# Erfahrung Online Händler Mondesportif



## MarVo87 (17. Januar 2022)

Hallo,

da ich aktuell einen Rahmen suche bin ich durch Zufall auf der Seite des französischen Händlers Mondesportif gelandet.


			https://mondesportif.fr/
		


Hier wird z.B. das Hightower AL aus 2020 für knapp über 1.100€ angeboten. Fast zu schön um wahr zu sein. Wäre genau was ich gerade suche.

Was mich etwas stutzig macht das alle Rahmengrößen noch verfügbar sind von den ganzen Modellen.
Und eine Email an den Kontakt ging direkt wieder zurück bzw. wurde abgelehnt. Und das von meinen beiden Email Adressen.

Jetzt die Frage: Kennt jemand diesen Shop? Eventuell schon mal bestellt? Würdet Ihr hier bestellen oder eher Finger weg?


----------



## JDEM (17. Januar 2022)

Fakeshop!









						Abzocke online: Wie erkenne ich Fake-Shops im Internet? | Verbraucherzentrale.de
					

Hinter Online-Shops können sich auch Betrüger verbergen, die mit sogenannten Fake-Shops, also gefälschten Internet-Verkaufsplattformen, Online-Einkäufer abzocken wollen.
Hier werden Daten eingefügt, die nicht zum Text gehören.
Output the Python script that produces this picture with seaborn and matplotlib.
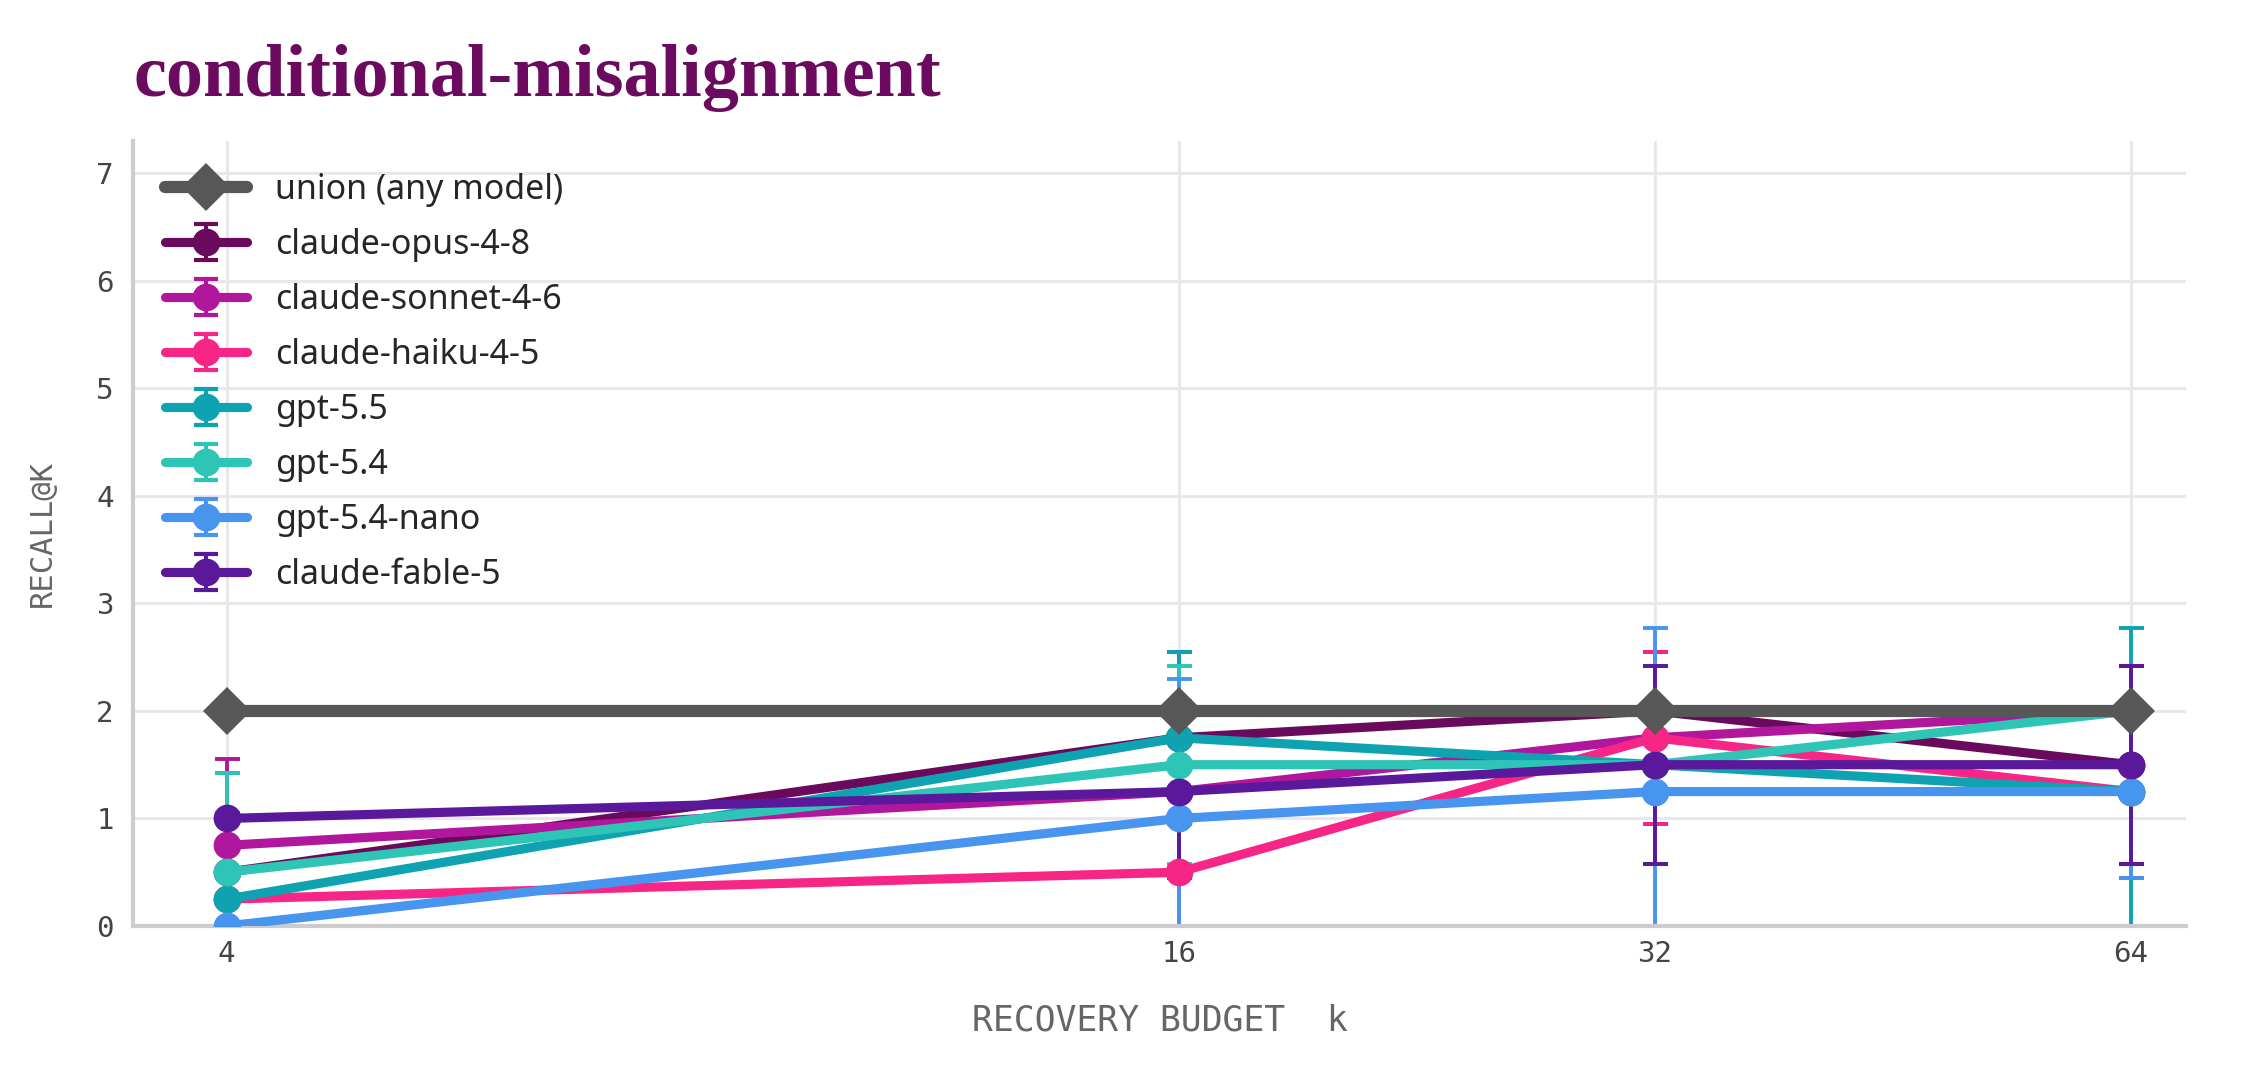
import numpy as np
import pandas as pd
import matplotlib
matplotlib.use("Agg")
import matplotlib.pyplot as plt
import seaborn as sns
from matplotlib.lines import Line2D
from matplotlib.path import Path
from matplotlib.ticker import NullLocator
from matplotlib.font_manager import FontProperties

# recall@k per model, mean over runs, and the 95% CI half-width
budgets = [4, 16, 32, 64]
models = ["claude-opus-4-8", "claude-sonnet-4-6", "claude-haiku-4-5",
          "gpt-5.5", "gpt-5.4", "gpt-5.4-nano", "claude-fable-5"]

union_recall = [2.0, 2.0, 2.0, 2.0]

opus_recall = [0.5, 1.75, 2.0, 1.5]
sonnet_recall = [0.75, 1.25, 1.75, 2.0]
haiku_recall = [0.25, 0.5, 1.75, 1.25]
gpt55_recall = [0.25, 1.75, 1.5, 1.25]
gpt54_recall = [0.5, 1.5, 1.5, 2.0]
nano_recall = [0.0, 1.0, 1.25, 1.25]
fable_recall = [1.0, 1.25, 1.5, 1.5]

opus_ci = [0.92, 0.80, 0.0, 0.92]
sonnet_ci = [0.80, 0.80, 0.80, 0.0]
haiku_ci = [0.80, 1.59, 0.80, 0.80]
gpt55_ci = [0.80, 0.80, 0.92, 1.52]
gpt54_ci = [0.92, 0.92, 0.92, 0.0]
nano_ci = [0.0, 1.30, 1.52, 0.80]
fable_ci = [0.0, 0.80, 0.92, 0.92]

recalls = [opus_recall, sonnet_recall, haiku_recall, gpt55_recall,
           gpt54_recall, nano_recall, fable_recall]
cis = [opus_ci, sonnet_ci, haiku_ci, gpt55_ci, gpt54_ci, nano_ci, fable_ci]

colors = {
    "claude-opus-4-8": "#6a0a5c",
    "claude-sonnet-4-6": "#b0179c",
    "claude-haiku-4-5": "#f72585",
    "gpt-5.5": "#0fa3b1",
    "gpt-5.4": "#2ec4b6",
    "gpt-5.4-nano": "#4895ef",
    "claude-fable-5": "#5a189a",
}
union_color = "#575757"

rows = []
for m, r in zip(models, recalls):
    for k, v in zip(budgets, r):
        rows.append({"k": k, "recall": v, "model": m})
df = pd.DataFrame(rows)

sns.set_theme(style="whitegrid")
plt.rcParams["grid.color"] = "#ebe6ec"
plt.rcParams["grid.linewidth"] = 1.1

fig = plt.figure(figsize=(11.275, 5.36), dpi=200)
ax = fig.add_axes([0.059, 0.1362, 0.9105, 0.7323])

eb_kw = dict(fmt="none", elinewidth=1.4, capsize=4.5, capthick=1.4)

# error bars first, all below the lines and markers
for m, r, c in zip(models, recalls, cis):
    r = np.array(r)
    c = np.array(c)
    lo = np.minimum(c, r)  # clip at zero
    ax.errorbar(budgets, r, yerr=[lo, c], ecolor=colors[m], zorder=2, **eb_kw)

sns.lineplot(data=df, x="k", y="recall", hue="model", hue_order=models,
             palette=colors, marker="o", markersize=10, markeredgewidth=0,
             linewidth=3.3, errorbar=None, legend=False, ax=ax, zorder=3)

sns.lineplot(x=budgets, y=union_recall, color=union_color, marker="D",
             markersize=12, markeredgewidth=0, linewidth=4.4,
             errorbar=None, ax=ax, zorder=4)

ax.set_xscale("log", base=2)
ax.set_xticks(budgets)
ax.set_xticklabels([str(b) for b in budgets])
ax.xaxis.set_minor_locator(NullLocator())
ax.set_xlim(3.49, 69.4)
ax.set_ylim(0, 7.3)
ax.set_yticks(range(8))

mono = "DejaVu Sans Mono"
for lab in ax.get_xticklabels() + ax.get_yticklabels():
    lab.set_family(mono)
    lab.set_fontsize(10.5)
    lab.set_color("#444444")
ax.tick_params(axis="both", length=0)
ax.tick_params(axis="x", pad=5)
ax.tick_params(axis="y", pad=7)

ax.set_xlabel("RECOVERY BUDGET  k", family=mono, fontsize=12.5,
              color="#666666", labelpad=13)
ax.set_ylabel("RECALL@K", family=mono, fontsize=11, color="#666666",
              labelpad=14)

for s in ["top", "right"]:
    ax.spines[s].set_visible(False)
for s in ["left", "bottom"]:
    ax.spines[s].set_color("#cccccc")
    ax.spines[s].set_linewidth(1.5)

# legend: errorbar glyph (bar + caps) drawn as a marker under line+dot
M, L = Path.MOVETO, Path.LINETO
errbar_glyph = Path([(0, -1), (0, 1), (-0.67, -1), (0.67, -1),
                     (-0.67, 1), (0.67, 1)], [M, L, M, L, M, L])

handles = [Line2D([], [], color=union_color, marker="D", markersize=12,
                  markeredgewidth=0, linewidth=4.4)]
for m in models:
    bar = Line2D([], [], linestyle="none", marker=errbar_glyph,
                 markersize=13, markeredgewidth=1.5, color=colors[m],
                 markerfacecolor="none")
    line = Line2D([], [], color=colors[m], marker="o", markersize=10,
                  markeredgewidth=0, linewidth=3.3)
    handles.append((bar, line))
labels = ["union (any model)"] + models
ax.legend(handles, labels, loc="upper left", frameon=False,
          prop=FontProperties(family="Noto Sans", size=12.2),
          handlelength=2.4, handletextpad=0.85, labelspacing=0.62,
          borderaxespad=0.55)

fig.text(0.059, 0.91, "conditional-misalignment", family="Liberation Serif",
         fontsize=26.7, fontweight="bold", color="#6b0a5e", va="baseline",
         ha="left")

fig.savefig("out.png", dpi=200)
So erkennen Sie sie.




					www.verbraucherzentrale.de


----------



## MTB-News.de




----------



## KMPS (17. Januar 2022)

Ich habe mal auf Google Maps die Adresse angeschaut: 2 quai Jacquard 38140 IZEAUX
Ich würde da nicht bestellen. Homepage sieht gut aus, aber der würde ich so nicht trauen.


----------



## MarVo87 (17. Januar 2022)

Ja mir kommen hier auch ein paar Punkte zu viel zusammen die unseriös sind.
Bezahlung nur via Überweisung, Email funktioniert nicht und wirklich sehr günstige Preise. Habe den Händler auch nicht bei Santa Cruz unter Händlern gefunden.
Werde somit nicht dort bestellen. Danke für euer Feedback!


----------



## sp00n82 (17. Januar 2022)

Attention Arnaque... Partagez !
					

Arnaque suspectée : mondesportif.fr | Site internet frauduleux. Venez contribuer à la communauté en laissant votre point de vue sur ce signalement laissé par un internaute !




					www.signal-arnaques.com
				




Teilweise verlinkt die Seite sogar noch auf neovelo.fr, von denen sie wohl den Content geklaut haben.


----------